Colson, who spoke as the commencement speaker for Union’s May 2000 graduation, has steadily forged a close relationship with both the university and its 15th president, David S. Dockery.
“I read his speech about worldview before I knew Dr. Dockery,” recalled Colson. “I said, whoever this man is, he really has it [the same understanding of Christian worldview]. I’ve come to admire and appreciate him.
“Union is more than just another Christian college attempting to educate kids, Union stands as a symbol for something that hasn't happened across this country,” said Colson. “This is the one place where you really do what has become almost a cliché in Christian higher education – every school says we want to integrate Christian culture, and it usually means a couple of courses in Christian studies.”
The Jackson university, Colson said, is integrating faith and culture by going to the very basic suppositions, and “really getting to the heart of it, that Christian truth is the heart of everything we believe. God cares about all he created.”
Colson also hopes people will understand the purpose of the chair in his name.
“When Joshua crossed the waters, he took 12 stones out of the center of the river, piled them up as a monument and a stone of remembrance that future generations would come and remember the great things God had done for his people,” explained Colson. “Anything said about me has to be a reflection of the great things God has done, not Chuck Colson. I'm able to do what I do today because of the greatest failure of my life.”
It is not his failure but his rescue from God that Colson would like his legacy to leave behind.

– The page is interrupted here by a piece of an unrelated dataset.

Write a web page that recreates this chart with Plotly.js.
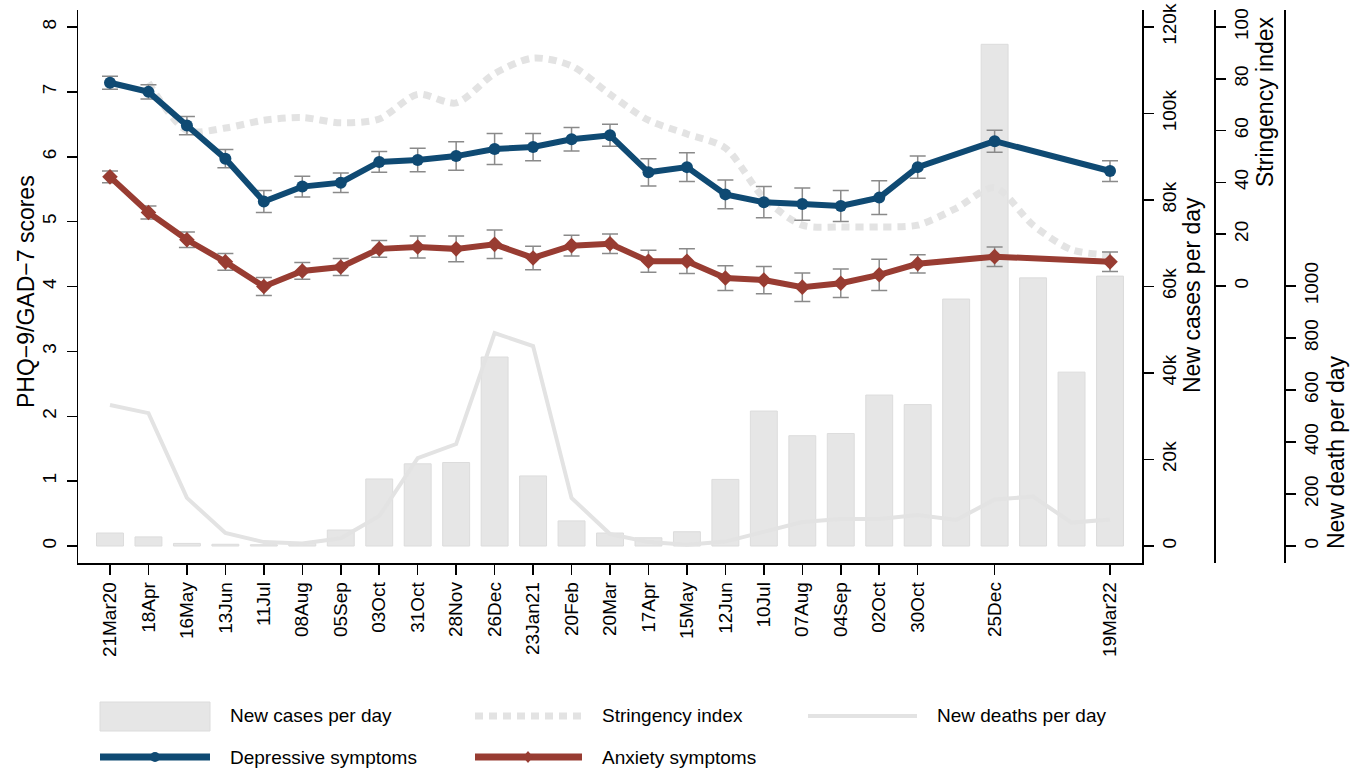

“I want people to think that I was faithful to the call,” said Colson. “I’m nowhere near where I’d like to be, but I’d just like people to think this was a guy whom God used and converted and called to himself, and who stayed faithful.”
Specifically, Colson said he would like to leave the evangelical church “with a burden for all of life as a worldview…and committed to doing the gospel in the areas of need.” But, he adds, it has a long way to go.
“The church today is like Chuck Colson in 1973. It focuses on itself and it ought to be expending itself for the culture around it,” said Colson, pointedly. “The two ingredients that will make us transform the culture is seeing Christianity in its totality – its impact on all of life. And then having the courage to do something with our faith…”
A retired social worker, Mary Burrow of Milan, Tenn., attended the chapel at Union University when Colson spoke, and perhaps represents many of those who are challenged by Colson to use their Christian worldview wherever they are, discovering a new insight about herself.
“I spent 52 years in public service, and I have a degree in social work,” said Burrow, who serves on the university’s Board of Trustees. “It never occurred to me until today that I was a missionary right where I was. I guess you’re never too old to learn or be where God needs you.”
“I remember all of those days during Watergate, how the press were all on our driveway and we couldn’t get out of the house,” said Colson. “Seeing your name splashed all over the headlines with half of the charges being false, testifying 44 times under oath, and remembering the kids being ridiculed at school. But I told my wife a while back that as we see God using our experience and what we went through as a way to reach other people – it was all worth it.”